Multi-Modal Graph Neural Network with Transformer-Guided Adaptive Diffusion for Preclinical Alzheimer Classification
For researchers in neurodegenerative disease diagnosis, this work offers a new method to better classify preclinical Alzheimer's using multi-modal brain network data, though the improvement is incremental over existing GNN and transformer approaches.
The paper proposes a multi-modal graph neural network with transformer-guided adaptive diffusion for preclinical Alzheimer classification, achieving improved performance over existing methods by aggregating both short- and long-range graph properties. The model also identifies key brain regions associated with early AD stages.
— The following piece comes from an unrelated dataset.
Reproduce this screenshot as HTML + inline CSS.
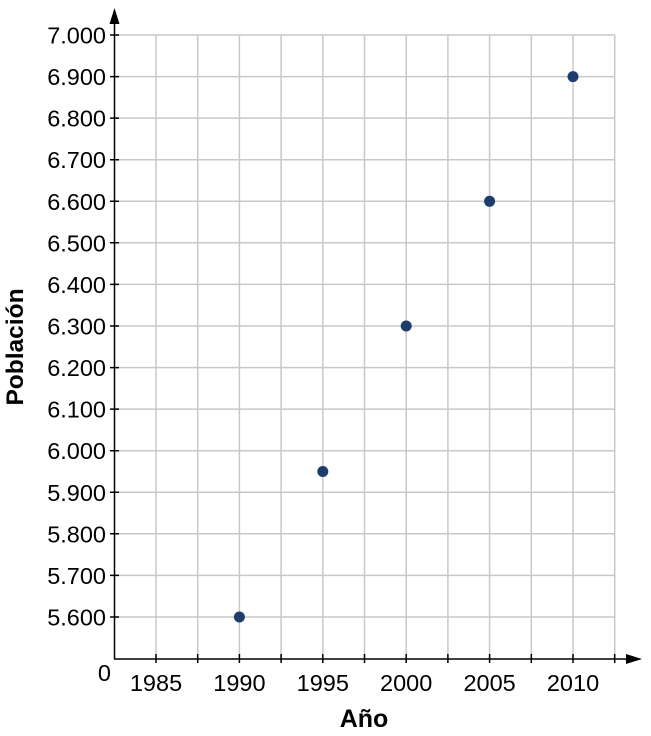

The graphical representation of the brain offers critical insights into diagnosing and prognosing neurodegenerative disease via relationships between regions of interest (ROIs). Despite recent emergence of various Graph Neural Networks (GNNs) to effectively capture the relational information, there remain inherent limitations in interpreting the brain networks. Specifically, convolutional approaches ineffectively aggregate information from distant neighborhoods, while attention-based methods exhibit deficiencies in capturing node-centric information, particularly in retaining critical characteristics from pivotal nodes. These shortcomings reveal challenges for identifying disease-specific variation from diverse features from different modalities. In this regard, we propose an integrated framework guiding diffusion process at each node by a downstream transformer where both short- and long-range properties of graphs are aggregated via diffusion-kernel and multi-head attention respectively. We demonstrate the superiority of our model by improving performance of pre-clinical Alzheimer's disease (AD) classification with various modalities. Also, our model adeptly identifies key ROIs that are closely associated with the preclinical stages of AD, marking a significant potential for early diagnosis and prevision of the disease.